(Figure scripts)
--*--

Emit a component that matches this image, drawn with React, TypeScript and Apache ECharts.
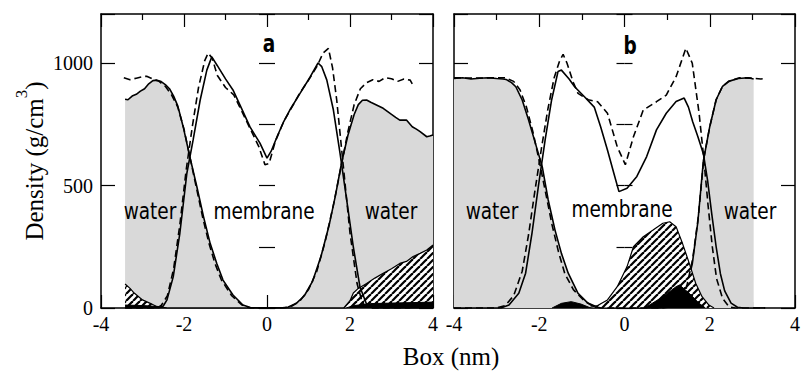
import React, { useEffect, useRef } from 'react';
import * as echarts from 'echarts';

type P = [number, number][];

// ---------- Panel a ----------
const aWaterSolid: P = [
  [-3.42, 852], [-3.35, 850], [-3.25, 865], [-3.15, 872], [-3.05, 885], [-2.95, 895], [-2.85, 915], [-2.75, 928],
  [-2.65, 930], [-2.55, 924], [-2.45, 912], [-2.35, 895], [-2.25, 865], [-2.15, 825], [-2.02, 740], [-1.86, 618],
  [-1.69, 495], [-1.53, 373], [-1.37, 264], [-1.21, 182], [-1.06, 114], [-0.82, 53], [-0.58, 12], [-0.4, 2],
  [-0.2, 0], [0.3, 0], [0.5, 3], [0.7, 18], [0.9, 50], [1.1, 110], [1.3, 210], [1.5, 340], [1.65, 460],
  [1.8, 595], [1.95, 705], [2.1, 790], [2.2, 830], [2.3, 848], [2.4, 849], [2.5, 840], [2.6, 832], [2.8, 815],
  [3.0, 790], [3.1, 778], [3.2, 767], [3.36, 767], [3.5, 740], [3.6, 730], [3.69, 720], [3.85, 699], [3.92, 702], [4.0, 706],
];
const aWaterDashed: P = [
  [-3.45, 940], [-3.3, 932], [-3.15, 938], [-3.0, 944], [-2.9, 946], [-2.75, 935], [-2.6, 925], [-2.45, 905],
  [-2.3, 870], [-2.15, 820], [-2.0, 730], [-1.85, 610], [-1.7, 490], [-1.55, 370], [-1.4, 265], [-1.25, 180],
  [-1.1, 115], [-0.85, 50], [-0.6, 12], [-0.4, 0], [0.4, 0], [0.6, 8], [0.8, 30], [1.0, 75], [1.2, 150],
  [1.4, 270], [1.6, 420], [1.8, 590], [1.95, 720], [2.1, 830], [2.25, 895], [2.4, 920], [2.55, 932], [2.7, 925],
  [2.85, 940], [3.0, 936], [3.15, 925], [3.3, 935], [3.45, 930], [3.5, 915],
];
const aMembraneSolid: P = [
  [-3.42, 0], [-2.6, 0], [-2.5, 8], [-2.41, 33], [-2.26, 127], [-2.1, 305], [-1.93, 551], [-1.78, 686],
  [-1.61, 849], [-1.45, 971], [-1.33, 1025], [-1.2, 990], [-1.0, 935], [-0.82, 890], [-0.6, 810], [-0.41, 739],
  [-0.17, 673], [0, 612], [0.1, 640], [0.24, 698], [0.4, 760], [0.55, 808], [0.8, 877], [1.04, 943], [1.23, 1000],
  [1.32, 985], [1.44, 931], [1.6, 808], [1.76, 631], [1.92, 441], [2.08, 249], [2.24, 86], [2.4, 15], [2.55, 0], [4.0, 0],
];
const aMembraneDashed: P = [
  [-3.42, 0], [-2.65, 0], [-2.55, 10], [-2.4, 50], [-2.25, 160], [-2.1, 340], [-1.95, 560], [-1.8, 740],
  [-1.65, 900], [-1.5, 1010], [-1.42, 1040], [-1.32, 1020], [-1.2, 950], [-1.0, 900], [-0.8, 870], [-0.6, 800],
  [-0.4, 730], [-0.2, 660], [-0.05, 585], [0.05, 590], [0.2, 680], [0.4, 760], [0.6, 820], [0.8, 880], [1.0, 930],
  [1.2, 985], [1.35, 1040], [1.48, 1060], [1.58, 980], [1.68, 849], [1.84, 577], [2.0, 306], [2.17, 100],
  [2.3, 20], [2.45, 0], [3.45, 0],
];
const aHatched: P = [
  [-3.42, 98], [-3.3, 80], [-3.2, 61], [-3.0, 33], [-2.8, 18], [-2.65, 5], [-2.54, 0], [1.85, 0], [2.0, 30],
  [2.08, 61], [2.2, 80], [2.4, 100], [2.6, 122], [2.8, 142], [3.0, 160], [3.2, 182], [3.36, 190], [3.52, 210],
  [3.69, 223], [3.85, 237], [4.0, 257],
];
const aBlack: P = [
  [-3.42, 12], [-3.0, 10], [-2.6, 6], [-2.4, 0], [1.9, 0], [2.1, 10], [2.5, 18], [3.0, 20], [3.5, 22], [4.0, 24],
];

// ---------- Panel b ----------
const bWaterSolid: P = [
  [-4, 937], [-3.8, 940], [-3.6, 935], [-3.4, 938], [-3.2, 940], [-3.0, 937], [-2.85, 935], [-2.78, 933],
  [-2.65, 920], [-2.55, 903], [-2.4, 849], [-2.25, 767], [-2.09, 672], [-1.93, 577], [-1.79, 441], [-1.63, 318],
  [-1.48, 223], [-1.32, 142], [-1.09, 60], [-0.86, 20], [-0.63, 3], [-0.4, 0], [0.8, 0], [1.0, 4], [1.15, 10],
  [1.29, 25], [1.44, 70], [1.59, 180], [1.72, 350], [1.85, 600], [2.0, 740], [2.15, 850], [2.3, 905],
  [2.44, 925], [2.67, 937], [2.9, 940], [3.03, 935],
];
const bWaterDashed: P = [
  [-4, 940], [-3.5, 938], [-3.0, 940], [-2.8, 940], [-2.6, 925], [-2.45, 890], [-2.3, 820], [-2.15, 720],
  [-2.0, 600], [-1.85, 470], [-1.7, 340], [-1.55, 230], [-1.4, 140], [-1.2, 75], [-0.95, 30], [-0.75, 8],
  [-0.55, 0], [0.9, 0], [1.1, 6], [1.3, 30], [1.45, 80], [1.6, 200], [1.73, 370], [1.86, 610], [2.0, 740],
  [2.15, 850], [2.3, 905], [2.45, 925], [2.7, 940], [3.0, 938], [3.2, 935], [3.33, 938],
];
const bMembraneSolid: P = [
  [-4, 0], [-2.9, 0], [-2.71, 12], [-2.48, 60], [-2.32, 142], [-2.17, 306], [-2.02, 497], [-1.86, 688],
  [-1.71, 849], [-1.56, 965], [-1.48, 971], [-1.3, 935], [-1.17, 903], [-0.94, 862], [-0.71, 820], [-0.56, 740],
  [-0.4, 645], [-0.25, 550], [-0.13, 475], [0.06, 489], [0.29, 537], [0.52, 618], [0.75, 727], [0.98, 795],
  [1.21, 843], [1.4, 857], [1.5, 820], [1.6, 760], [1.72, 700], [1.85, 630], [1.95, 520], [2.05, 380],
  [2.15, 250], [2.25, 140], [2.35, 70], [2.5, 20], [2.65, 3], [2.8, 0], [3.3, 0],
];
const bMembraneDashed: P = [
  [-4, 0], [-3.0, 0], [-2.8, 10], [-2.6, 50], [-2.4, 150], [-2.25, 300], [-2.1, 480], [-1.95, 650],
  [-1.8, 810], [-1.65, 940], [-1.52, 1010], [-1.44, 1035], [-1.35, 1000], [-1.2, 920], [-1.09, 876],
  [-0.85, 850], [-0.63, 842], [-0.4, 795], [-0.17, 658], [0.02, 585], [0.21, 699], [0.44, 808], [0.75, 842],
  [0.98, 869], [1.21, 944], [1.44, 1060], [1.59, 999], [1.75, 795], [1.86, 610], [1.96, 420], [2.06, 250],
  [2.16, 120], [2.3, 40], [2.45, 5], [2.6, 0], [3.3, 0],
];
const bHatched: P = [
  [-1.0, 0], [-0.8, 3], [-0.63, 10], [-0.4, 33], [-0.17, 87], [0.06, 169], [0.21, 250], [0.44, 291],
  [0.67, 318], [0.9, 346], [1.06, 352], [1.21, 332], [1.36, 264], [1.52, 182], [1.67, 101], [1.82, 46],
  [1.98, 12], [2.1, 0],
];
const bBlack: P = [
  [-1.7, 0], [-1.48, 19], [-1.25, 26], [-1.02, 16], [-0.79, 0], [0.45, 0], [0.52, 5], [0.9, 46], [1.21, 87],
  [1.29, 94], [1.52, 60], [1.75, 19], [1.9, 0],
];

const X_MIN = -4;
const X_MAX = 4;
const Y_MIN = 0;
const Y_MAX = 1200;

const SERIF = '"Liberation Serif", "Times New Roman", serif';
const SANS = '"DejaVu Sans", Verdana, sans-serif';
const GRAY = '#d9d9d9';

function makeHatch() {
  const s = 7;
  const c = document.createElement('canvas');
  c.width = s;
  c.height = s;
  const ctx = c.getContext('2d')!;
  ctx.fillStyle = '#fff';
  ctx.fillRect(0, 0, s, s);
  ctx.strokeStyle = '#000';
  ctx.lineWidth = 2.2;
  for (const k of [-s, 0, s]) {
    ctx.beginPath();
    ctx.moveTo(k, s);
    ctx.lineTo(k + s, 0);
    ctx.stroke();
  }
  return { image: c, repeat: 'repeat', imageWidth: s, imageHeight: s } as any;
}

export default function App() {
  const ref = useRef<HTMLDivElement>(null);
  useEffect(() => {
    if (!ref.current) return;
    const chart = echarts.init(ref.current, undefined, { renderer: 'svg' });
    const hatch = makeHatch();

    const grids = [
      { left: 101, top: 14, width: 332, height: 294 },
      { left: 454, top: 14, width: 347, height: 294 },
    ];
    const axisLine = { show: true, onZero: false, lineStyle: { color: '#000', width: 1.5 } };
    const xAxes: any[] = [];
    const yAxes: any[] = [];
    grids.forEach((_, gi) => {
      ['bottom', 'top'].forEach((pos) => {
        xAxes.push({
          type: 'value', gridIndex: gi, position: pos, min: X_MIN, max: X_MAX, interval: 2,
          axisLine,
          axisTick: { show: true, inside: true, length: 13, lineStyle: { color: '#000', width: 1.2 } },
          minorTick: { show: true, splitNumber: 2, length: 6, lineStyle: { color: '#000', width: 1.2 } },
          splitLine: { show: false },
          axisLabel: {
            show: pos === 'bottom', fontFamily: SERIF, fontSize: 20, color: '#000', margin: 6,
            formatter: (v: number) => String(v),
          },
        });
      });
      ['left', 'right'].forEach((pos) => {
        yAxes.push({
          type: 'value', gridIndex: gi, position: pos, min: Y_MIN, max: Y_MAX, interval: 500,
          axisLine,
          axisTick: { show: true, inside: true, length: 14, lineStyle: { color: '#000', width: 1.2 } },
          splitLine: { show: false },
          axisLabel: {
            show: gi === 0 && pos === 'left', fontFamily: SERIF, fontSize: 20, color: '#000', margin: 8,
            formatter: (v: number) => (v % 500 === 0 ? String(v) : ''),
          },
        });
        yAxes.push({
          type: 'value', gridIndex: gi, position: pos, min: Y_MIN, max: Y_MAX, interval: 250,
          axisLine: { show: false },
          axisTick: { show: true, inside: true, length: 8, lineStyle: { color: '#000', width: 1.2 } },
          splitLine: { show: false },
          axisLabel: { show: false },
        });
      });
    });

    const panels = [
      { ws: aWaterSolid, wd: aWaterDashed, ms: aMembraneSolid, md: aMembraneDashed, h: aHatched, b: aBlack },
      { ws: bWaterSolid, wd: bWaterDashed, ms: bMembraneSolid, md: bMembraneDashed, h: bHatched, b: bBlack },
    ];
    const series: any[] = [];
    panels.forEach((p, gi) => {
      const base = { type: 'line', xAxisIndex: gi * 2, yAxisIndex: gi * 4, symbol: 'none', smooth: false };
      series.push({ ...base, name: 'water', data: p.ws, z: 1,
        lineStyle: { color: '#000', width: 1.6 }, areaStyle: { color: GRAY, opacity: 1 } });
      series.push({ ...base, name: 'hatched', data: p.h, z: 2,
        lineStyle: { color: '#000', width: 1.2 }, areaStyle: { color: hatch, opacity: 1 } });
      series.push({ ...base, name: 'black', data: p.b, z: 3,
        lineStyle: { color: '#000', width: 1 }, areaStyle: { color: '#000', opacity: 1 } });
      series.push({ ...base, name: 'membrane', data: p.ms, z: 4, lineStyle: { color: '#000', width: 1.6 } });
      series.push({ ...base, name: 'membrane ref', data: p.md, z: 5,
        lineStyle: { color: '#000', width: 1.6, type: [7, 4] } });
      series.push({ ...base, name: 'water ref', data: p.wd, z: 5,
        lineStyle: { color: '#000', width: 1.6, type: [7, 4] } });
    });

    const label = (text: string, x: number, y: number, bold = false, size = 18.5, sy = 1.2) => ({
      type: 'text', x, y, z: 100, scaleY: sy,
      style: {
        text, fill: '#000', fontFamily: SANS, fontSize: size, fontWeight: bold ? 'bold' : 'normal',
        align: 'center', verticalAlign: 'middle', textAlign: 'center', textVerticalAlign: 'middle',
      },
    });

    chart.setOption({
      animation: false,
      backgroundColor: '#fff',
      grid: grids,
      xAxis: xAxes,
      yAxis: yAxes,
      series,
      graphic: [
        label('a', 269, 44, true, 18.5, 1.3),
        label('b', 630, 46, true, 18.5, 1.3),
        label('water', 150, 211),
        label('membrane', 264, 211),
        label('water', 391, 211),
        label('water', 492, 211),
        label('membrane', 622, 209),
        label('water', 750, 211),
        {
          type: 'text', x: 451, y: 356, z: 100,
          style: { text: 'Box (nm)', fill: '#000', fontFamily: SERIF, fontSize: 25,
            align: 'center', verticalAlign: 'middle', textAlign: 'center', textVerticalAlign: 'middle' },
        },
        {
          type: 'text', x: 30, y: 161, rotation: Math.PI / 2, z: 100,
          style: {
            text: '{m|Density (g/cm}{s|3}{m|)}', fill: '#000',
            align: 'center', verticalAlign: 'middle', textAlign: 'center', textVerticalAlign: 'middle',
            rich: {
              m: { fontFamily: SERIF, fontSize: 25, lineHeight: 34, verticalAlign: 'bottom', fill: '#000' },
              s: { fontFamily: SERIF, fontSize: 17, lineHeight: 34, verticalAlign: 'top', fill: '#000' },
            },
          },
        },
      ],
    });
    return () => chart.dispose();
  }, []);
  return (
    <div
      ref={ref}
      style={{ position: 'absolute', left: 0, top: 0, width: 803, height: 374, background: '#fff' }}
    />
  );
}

--*--

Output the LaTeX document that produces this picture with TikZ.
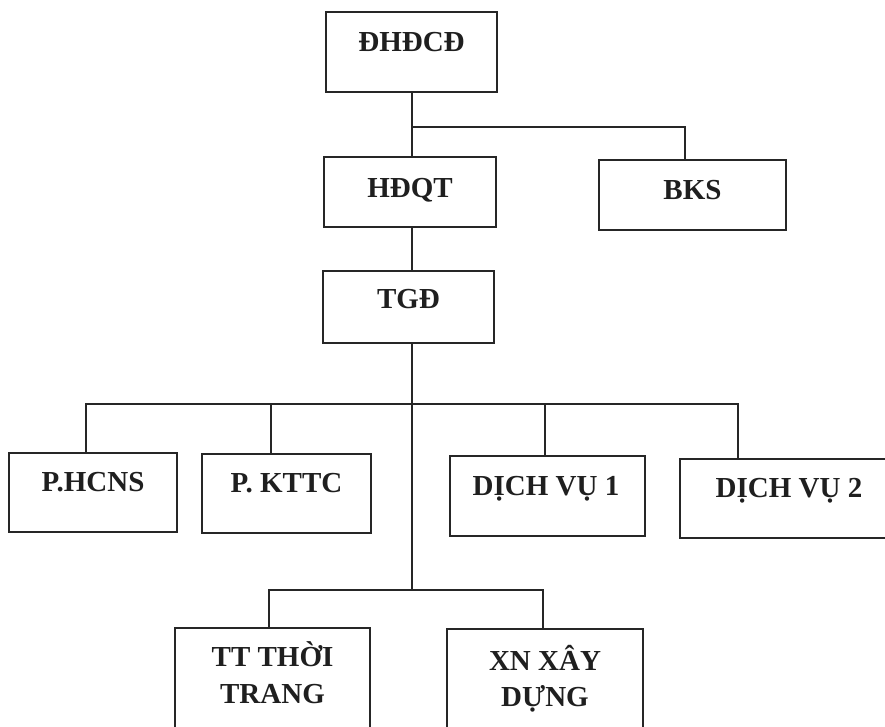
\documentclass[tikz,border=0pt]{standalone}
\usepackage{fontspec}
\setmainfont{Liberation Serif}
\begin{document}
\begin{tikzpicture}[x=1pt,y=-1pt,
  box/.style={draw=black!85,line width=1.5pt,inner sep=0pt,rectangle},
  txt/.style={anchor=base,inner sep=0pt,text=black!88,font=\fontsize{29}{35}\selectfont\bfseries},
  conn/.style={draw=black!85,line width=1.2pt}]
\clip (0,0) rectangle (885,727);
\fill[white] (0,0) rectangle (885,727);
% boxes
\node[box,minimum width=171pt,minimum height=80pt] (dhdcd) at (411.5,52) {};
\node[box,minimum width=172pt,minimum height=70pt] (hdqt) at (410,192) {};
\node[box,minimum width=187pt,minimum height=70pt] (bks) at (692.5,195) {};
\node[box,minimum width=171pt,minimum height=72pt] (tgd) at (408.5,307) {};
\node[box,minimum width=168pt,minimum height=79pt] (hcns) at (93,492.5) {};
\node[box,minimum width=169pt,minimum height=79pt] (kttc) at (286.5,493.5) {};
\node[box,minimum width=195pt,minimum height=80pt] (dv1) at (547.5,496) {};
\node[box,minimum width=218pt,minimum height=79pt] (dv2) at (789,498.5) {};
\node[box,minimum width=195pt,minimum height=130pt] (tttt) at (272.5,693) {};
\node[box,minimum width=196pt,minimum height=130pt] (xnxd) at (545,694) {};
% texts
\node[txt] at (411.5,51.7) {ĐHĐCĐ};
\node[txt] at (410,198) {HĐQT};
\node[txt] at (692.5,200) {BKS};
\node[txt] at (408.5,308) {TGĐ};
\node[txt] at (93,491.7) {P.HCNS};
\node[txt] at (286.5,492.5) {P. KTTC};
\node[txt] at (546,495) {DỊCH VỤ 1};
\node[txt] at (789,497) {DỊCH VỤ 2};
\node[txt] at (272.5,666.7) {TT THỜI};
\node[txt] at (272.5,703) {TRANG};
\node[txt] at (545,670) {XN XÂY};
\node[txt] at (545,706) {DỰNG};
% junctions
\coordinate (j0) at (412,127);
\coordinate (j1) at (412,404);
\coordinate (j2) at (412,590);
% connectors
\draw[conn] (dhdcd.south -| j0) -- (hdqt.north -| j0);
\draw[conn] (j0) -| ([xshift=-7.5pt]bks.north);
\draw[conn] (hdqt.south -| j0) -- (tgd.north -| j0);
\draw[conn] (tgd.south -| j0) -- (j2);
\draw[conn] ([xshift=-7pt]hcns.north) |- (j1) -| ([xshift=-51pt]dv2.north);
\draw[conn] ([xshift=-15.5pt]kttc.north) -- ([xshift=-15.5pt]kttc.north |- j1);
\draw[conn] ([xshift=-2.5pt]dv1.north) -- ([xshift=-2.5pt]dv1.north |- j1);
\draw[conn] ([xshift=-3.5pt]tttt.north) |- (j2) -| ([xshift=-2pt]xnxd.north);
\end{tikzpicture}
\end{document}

--*--

**Instruction**
Only the lines from the one containing "Emit a component" down to the one containing "type P = [number, number][];" should be copied, exactly and with both ends kept. Drop the pictures.

**Written response**
Emit a component that matches this image, drawn with React, TypeScript and Apache ECharts.
import React, { useEffect, useRef } from 'react';
import * as echarts from 'echarts';

type P = [number, number][];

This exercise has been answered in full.